New stack trace for the iothread.
--- Java Stack for iothread-2:
at java/net/PlainSocketImpl.accept(Ljava/net/SocketImpl;)V (:5:0x1c <JIT>)
at java/net/ServerSocket.implAccept(Ljava/net/Socket;)V (:35:0x8d <JIT>)
at java/net/ServerSocketChannelImpl$ServerSocketAdapter.accept(Ljava/net/Socket;Ljava/nio/channels/SocketChannel;)Ljava/net/Socket; (:17:0x76 <JIT>)
at java/net/ServerSocketChannelImpl$ServerSocketAdapter.access$000(Ljava/net/ServerSocketChannelImpl$ServerSocketAdapter;Ljava/net/Socket;Ljava/nio/channels/SocketChannel;)Ljava/net/Socket; (:0x00000014 <JIT>)
at java/net/ServerSocketChannelImpl.accept()Ljava/nio/channels/SocketChannel; (:89:0x121 <JIT>)
at java/net/PipeImpl$SourceChannelImpl.accept()V (:11:0x1c <JIT>)
at java/net/PipeImpl$1.run()Ljava/lang/Void; (:18:0x39 <JIT>)
at java/net/PipeImpl$1.run()Ljava/lang/Object; (:0x00000017 <JIT>)
at java/security/AccessController.callPrivilegedExceptionAction(Ljava/security/PrivilegedExceptionAction;)Ljava/lang/Object; (:0x00000018 <JIT>)
at java/security/AccessController.doPrivileged(Ljava/security/PrivilegedExceptionAction;)Ljava/lang/Object; (:0x0000000B <JIT>)
at java/net/PipeImpl.
I poked around a bit to see if I could understand why this would happen, and I don't, sorry. Hopefully someone else can weigh in?
Can you provide a simple code that reflects the problem? Some details about your environment (OS, java version, ...) could be helpful as well
Linux OS. java version 1.7. I have not been able to isolate a particular test client to reliably recreate the problem yet. I am only able to recreate within our entire system by running a particular workflow over and over until it occurs.
Our system uses multiple zmq clients for messaging to other processes. It also has a handful of zmq servers created to listen for messages from other processes in the system. Both the clients and servers are created using the same zmq context. We also have some other servers running that operate using java serverSockets which are not using zmq.
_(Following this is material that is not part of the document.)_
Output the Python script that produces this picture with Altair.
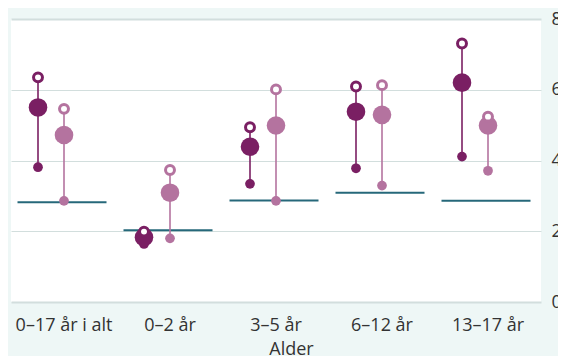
import altair as alt
import pandas as pd

categories = ["0–17 år i alt", "0–2 år", "3–5 år", "6–12 år", "13–17 år"]
dark_value = [55.0, 18.3, 43.9, 53.8, 62.0]
dark_low = [38.1, 16.4, 33.4, 37.8, 41.1]
dark_high = [63.5, 19.9, 49.4, 60.9, 73.1]
light_value = [47.2, 30.9, 49.9, 52.9, 49.9]
light_low = [28.6, 18.0, 28.6, 32.9, 37.1]
light_high = [54.6, 37.3, 60.1, 61.3, 52.4]
reference = [28.2, 20.3, 28.7, 30.9, 28.6]

df = pd.DataFrame({
    "Alder": categories,
    "dark_value": dark_value, "dark_low": dark_low, "dark_high": dark_high,
    "light_value": light_value, "light_low": light_low, "light_high": light_high,
    "reference": reference,
})

DARK = "#7a1f63"
LIGHT = "#b4739f"
TEAL = "#26687a"
FONT = "Open Sans"
TXT = "#333333"

x_enc = alt.X(
    "Alder:N", sort=categories,
    scale=alt.Scale(paddingInner=0, paddingOuter=0),
    axis=alt.Axis(
        title="Alder", labelAngle=0, domain=False, ticks=False, grid=False,
        labelPadding=14, labelFont=FONT, labelFontSize=18, labelColor=TXT,
        titleFont=FONT, titleFontSize=18, titleFontWeight="normal", titleColor=TXT,
        titleX=280, titleY=38, titleAlign="center", titleBaseline="top",
    ),
)

def y_enc(field):
    return alt.Y(
        f"{field}:Q",
        scale=alt.Scale(domain=[0, 80], nice=False),
        axis=alt.Axis(
            orient="right", values=[0, 20, 40, 60, 80], title=None,
            domain=False, ticks=False, labelPadding=10,
            labelFont=FONT, labelFontSize=18, labelColor=TXT,
            gridColor="#d2dedd",
            gridWidth=alt.expr("datum.value == 0 || datum.value == 80 ? 2 : 1"),
        ),
    )

base = alt.Chart(df)

teal = base.mark_tick(color=TEAL, size=89, thickness=2, xOffset=-2, opacity=1).encode(
    x=x_enc, y=y_enc("reference"))

dark_rule = base.mark_rule(color=DARK, strokeWidth=2, opacity=0.8, xOffset=-26).encode(
    x=x_enc, y=y_enc("dark_low"), y2="dark_high:Q")
light_rule = base.mark_rule(color=LIGHT, strokeWidth=2, opacity=0.8, xOffset=0).encode(
    x=x_enc, y=y_enc("light_low"), y2="light_high:Q")

dark_small = base.mark_circle(color=DARK, size=95, opacity=1, xOffset=-26).encode(
    x=x_enc, y=y_enc("dark_low"))
light_small = base.mark_circle(color=LIGHT, size=95, opacity=1, xOffset=0).encode(
    x=x_enc, y=y_enc("light_low"))

dark_big = base.mark_circle(color=DARK, size=346, opacity=1, xOffset=-26).encode(
    x=x_enc, y=y_enc("dark_value"))
light_big = base.mark_circle(color=LIGHT, size=346, opacity=1, xOffset=0).encode(
    x=x_enc, y=y_enc("light_value"))

dark_ring = base.mark_circle(fill="white", fillOpacity=1, stroke=DARK, strokeWidth=3,
                             size=80, opacity=1, xOffset=-26).encode(
    x=x_enc, y=y_enc("dark_high"))
light_ring = base.mark_circle(fill="white", fillOpacity=1, stroke=LIGHT, strokeWidth=3,
                              size=80, opacity=1, xOffset=0).encode(
    x=x_enc, y=y_enc("light_high"))

chart = alt.layer(
    teal, dark_rule, light_rule, dark_small, light_small,
    dark_big, light_big, dark_ring, light_ring,
).properties(
    width=530, height=283,
    padding={"left": 3, "top": 11, "right": 17, "bottom": 54},
    autosize=alt.AutoSizeParams(type="none"),
    background="#eef7f6",
).configure_view(fill="white", strokeWidth=0)

chart.save("out.html", embed_options={"renderer": "svg", "actions": False})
The particular workflow I am using to recreate this involves some messages going out over zmq clients as well as some messages coming in through the zmq servers. In addition to this, we have a separate non zmq server getting created to process some http requests. This server binds a serverSocket an arbitrary port, then starts a thread to listen for connections. When it receives one, it will spin up a new thread to process the http request. At the end of the workflow the server is shutdown.
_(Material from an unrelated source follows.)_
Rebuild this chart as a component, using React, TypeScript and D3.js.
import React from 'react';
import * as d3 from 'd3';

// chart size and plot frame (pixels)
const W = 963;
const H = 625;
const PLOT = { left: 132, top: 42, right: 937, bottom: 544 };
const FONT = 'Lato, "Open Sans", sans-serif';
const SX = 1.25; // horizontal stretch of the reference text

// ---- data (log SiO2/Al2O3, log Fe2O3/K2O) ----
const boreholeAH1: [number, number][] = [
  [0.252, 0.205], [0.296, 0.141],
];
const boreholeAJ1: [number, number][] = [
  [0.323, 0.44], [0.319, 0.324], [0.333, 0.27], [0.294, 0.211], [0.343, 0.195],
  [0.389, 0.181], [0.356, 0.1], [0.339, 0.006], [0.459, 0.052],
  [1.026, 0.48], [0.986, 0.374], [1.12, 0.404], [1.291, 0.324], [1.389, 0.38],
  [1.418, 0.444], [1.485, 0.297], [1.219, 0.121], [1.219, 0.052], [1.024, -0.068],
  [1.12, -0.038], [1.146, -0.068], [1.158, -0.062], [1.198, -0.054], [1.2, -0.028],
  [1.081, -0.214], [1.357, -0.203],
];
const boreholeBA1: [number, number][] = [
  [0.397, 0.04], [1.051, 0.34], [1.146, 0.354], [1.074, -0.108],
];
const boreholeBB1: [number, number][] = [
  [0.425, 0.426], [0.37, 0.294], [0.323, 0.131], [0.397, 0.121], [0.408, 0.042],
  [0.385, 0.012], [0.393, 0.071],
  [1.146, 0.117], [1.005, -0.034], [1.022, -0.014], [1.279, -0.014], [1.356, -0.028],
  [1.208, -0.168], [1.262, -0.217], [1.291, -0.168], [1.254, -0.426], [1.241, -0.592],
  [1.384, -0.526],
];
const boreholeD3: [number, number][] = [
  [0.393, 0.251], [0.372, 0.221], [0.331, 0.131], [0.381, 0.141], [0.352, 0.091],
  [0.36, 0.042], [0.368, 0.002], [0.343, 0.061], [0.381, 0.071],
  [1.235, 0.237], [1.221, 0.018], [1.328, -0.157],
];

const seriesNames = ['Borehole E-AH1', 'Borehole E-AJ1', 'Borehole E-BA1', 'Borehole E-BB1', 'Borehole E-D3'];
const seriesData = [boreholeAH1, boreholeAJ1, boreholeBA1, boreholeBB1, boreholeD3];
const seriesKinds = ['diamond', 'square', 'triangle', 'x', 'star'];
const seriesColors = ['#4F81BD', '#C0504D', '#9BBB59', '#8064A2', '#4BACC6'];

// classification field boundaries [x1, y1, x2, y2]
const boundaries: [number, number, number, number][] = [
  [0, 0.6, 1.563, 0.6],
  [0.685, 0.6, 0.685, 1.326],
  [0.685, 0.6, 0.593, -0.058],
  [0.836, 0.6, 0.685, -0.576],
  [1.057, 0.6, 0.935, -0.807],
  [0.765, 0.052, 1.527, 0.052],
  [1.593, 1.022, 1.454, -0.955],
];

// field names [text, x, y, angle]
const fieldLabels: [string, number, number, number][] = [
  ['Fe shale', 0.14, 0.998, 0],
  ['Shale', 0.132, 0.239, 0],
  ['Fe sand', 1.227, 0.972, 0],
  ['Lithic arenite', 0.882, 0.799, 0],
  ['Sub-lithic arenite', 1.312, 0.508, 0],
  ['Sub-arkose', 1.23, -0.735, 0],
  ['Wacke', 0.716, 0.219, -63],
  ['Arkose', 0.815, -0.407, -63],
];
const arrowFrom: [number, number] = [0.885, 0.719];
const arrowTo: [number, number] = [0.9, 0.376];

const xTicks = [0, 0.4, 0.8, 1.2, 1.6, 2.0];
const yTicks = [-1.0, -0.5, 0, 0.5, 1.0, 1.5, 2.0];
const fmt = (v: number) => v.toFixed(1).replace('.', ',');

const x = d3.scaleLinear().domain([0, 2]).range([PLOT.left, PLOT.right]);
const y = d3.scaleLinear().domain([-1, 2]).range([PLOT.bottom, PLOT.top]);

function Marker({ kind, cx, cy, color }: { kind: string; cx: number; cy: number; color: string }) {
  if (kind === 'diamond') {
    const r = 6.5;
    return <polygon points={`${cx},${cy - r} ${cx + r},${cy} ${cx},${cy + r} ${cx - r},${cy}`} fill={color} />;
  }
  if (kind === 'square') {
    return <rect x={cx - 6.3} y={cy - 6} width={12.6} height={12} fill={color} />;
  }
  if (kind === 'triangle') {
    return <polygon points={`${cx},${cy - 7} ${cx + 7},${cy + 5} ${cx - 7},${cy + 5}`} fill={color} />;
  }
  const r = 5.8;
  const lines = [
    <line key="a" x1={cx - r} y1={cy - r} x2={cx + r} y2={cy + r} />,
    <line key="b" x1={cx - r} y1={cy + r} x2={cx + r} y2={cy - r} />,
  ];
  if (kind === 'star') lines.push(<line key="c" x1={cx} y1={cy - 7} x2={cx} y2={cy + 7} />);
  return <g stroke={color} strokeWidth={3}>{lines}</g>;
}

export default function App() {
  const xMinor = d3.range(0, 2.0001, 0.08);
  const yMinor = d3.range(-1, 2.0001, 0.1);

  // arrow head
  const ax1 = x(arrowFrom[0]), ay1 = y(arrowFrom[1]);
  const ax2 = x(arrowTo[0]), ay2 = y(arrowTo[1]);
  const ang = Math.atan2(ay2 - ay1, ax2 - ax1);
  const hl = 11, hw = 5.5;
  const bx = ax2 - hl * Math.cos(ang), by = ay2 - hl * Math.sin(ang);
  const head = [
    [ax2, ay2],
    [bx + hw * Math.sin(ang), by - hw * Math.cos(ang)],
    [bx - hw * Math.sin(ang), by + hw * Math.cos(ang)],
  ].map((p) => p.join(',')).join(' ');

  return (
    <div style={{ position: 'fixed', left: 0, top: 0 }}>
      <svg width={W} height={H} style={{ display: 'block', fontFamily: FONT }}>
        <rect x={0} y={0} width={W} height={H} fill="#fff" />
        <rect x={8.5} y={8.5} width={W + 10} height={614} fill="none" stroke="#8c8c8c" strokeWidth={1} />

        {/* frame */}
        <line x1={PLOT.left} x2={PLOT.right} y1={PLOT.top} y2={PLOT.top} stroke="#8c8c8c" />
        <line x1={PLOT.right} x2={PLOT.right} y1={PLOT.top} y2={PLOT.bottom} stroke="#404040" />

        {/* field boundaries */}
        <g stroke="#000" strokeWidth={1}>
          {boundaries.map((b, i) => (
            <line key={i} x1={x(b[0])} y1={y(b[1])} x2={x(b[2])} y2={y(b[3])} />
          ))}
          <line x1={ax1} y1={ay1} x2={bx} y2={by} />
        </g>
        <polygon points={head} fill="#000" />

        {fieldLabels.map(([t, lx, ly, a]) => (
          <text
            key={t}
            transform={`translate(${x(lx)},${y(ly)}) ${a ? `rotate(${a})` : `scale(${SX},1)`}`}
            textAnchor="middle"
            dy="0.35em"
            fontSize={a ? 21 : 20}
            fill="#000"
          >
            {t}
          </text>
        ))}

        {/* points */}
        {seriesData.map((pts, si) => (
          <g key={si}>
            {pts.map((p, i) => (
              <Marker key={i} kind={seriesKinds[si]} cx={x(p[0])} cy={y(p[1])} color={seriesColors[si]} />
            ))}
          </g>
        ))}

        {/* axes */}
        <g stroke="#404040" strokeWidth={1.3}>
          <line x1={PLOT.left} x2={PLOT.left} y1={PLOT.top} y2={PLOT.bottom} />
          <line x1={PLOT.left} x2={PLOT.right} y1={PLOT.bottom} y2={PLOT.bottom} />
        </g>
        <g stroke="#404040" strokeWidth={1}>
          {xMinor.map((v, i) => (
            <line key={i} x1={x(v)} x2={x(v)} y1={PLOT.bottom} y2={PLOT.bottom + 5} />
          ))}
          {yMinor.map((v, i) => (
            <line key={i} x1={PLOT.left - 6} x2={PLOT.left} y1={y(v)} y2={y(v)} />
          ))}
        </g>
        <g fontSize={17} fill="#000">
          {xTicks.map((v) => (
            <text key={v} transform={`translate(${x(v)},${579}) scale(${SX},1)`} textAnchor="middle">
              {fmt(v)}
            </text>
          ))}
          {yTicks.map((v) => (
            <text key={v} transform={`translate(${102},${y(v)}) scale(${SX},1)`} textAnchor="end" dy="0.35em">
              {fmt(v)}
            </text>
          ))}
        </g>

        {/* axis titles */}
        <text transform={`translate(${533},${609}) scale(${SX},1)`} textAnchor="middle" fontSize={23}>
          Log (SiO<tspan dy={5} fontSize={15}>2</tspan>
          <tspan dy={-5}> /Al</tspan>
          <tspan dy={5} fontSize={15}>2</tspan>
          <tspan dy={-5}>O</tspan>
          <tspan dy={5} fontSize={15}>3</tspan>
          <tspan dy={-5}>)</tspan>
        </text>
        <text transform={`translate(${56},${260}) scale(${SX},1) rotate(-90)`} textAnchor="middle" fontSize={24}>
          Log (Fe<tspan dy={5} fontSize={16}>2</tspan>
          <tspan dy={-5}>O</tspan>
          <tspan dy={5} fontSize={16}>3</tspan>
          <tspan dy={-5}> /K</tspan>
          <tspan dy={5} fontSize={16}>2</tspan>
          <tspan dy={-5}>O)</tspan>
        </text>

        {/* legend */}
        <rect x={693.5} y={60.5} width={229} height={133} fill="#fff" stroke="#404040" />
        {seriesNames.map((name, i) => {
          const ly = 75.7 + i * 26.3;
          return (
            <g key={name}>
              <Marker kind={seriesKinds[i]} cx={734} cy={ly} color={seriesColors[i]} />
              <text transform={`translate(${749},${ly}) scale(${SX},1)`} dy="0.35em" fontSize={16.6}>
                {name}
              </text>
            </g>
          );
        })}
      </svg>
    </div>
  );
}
I added some logging to the non-zmq server code to log the local and remote ports of the sockets returned from its serverSocket.accept() method. I found that right at the time the problem occurs, somehow the serverSocket.accept() returns a socket with an entirely different local port than what the serverSocket was bound to. I dug through the heap dump, it looks like the zmq iothread that is stuck is holding a socket which has the same local port as the mysterious socket returned from the accept() method in the non-zmq server. So is it that somehow the non-zmq server "stole" the connection that the zmq iothread was expecting? I dont exactly know how to explain this yet. Note that this mysterious socket is returned from the serverSocket.accept() method right at the time that we are calling close() on the serverSocket. In a normal case, this would cause the thread blocking on accept() to throw a SocketException, but that is not happening here.
That would be hard without an example in hands...
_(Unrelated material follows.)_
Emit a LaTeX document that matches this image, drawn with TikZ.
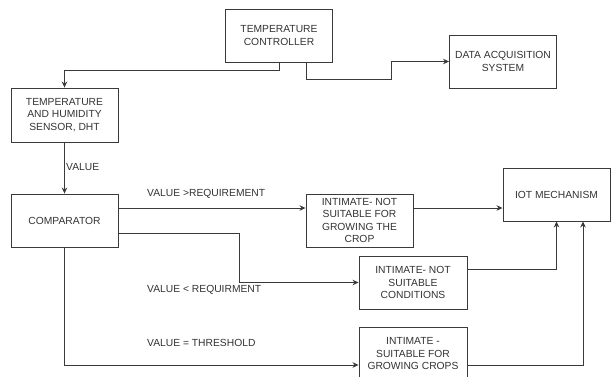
\documentclass[tikz,border=0pt]{standalone}
\usepackage{fontspec}
\setmainfont{Liberation Sans}
\usetikzlibrary{arrows.meta,calc}
\definecolor{ink}{HTML}{333333}
\definecolor{edge}{HTML}{3A3A3A}
\tikzset{
  box/.style={draw=edge, line width=0.9pt, minimum width=107pt, minimum height=53pt, inner sep=0pt, align=center, text=ink, font=\fontsize{10.3}{12.5}\selectfont},
  lbl/.style={anchor=west, inner sep=0pt, text=ink, font=\fontsize{10.3}{12.5}\selectfont},
  conn/.style={draw=edge, line width=0.9pt},
  arr/.style={conn, -{Stealth[length=6pt,width=5.5pt]}}
}
\begin{document}
\begin{tikzpicture}[x=1pt,y=-1pt]
\fill[white] (0,0) rectangle (611,376);
\useasboundingbox (0,0) rectangle (611,376);
\clip (0,0) rectangle (611,376);
\node[box] (ctrl) at (279,35.5) {TEMPERATURE\\CONTROLLER};
\node[box] (daq) at (503,61.5) {DATA ACQUISITION\\SYSTEM};
\node[box, minimum height=54pt] (sensor) at (64.5,115) {TEMPERATURE\\AND HUMIDITY\\SENSOR, DHT};
\node[box] (comp) at (64.5,220.5) {COMPARATOR};
\node[box] (b1) at (359.5,220.5) {INTIMATE- NOT\\SUITABLE FOR\\GROWING THE\\CROP};
\node[box] (iot) at (556.5,194.5) {IOT MECHANISM};
\node[box, minimum width=108pt] (b2) at (413,282.5) {INTIMATE- NOT\\SUITABLE\\CONDITIONS};
\node[box, minimum width=108pt] (b3) at (413,353.5) {INTIMATE -\\SUITABLE FOR\\GROWING CROPS};

\node[lbl] (lv) at (66,167) {VALUE};
\node[lbl] (l1) at (147,194) {VALUE >REQUIREMENT};
\node[lbl] (l2) at (147,290) {VALUE < REQUIRMENT};
\node[lbl] (l3) at (147,343) {VALUE = THRESHOLD};

\coordinate (j1) at (279,70);
\coordinate (c2) at (306,62);
\coordinate (j2) at (391,79);
\coordinate (j3) at (239,233);

\draw[arr] (ctrl.south) -- (j1) -| (sensor.north);
\draw[arr] (c2) |- (j2) |- (daq.west);
\draw[arr] (sensor.south) -- (comp.north);
\draw[arr] (comp.east |- 0,208) -- (b1.west |- 0,208);
\draw[arr] (b1.east |- 0,208) -- (iot.west |- 0,208);
\draw[arr] (comp.east |- 0,233) -- (j3) |- (b2.west);
\draw[arr] (b2.east |- 0,269) -| (iot.south);
\draw[arr] (comp.south) |- (b3.west |- 0,365);
\draw[arr] (b3.east |- 0,365) -| (iot.south -| 583,0);
\end{tikzpicture}
\end{document}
Do I understand it correctly by assuming there are zmq-zmq connections and non-zmq-zmq connections? A more in-depth information about your topology would be nice.
Are you using docker?
Apologies for not having an example, have been unable to recreate with an isolated test up to this point.
As for your question, we have zmq to zmq connections, and non-zmq to non-zmq connections in our system. It appears that there is a race condition such that when the java/net/ServerSocket is closed, the thread blocking on the ServerSocket.accept() returns a Socket intended for a different local port rather than throwing the expected SocketException as it should.
We are not using docker.
I will see if I can get an isolated program put together that reproduces the problem to share with you. For now, as a workaround I have made changes to prevent repeatedly creating, starting and stopping the non-zmq server to reduce possibility of this issue occurring in our system.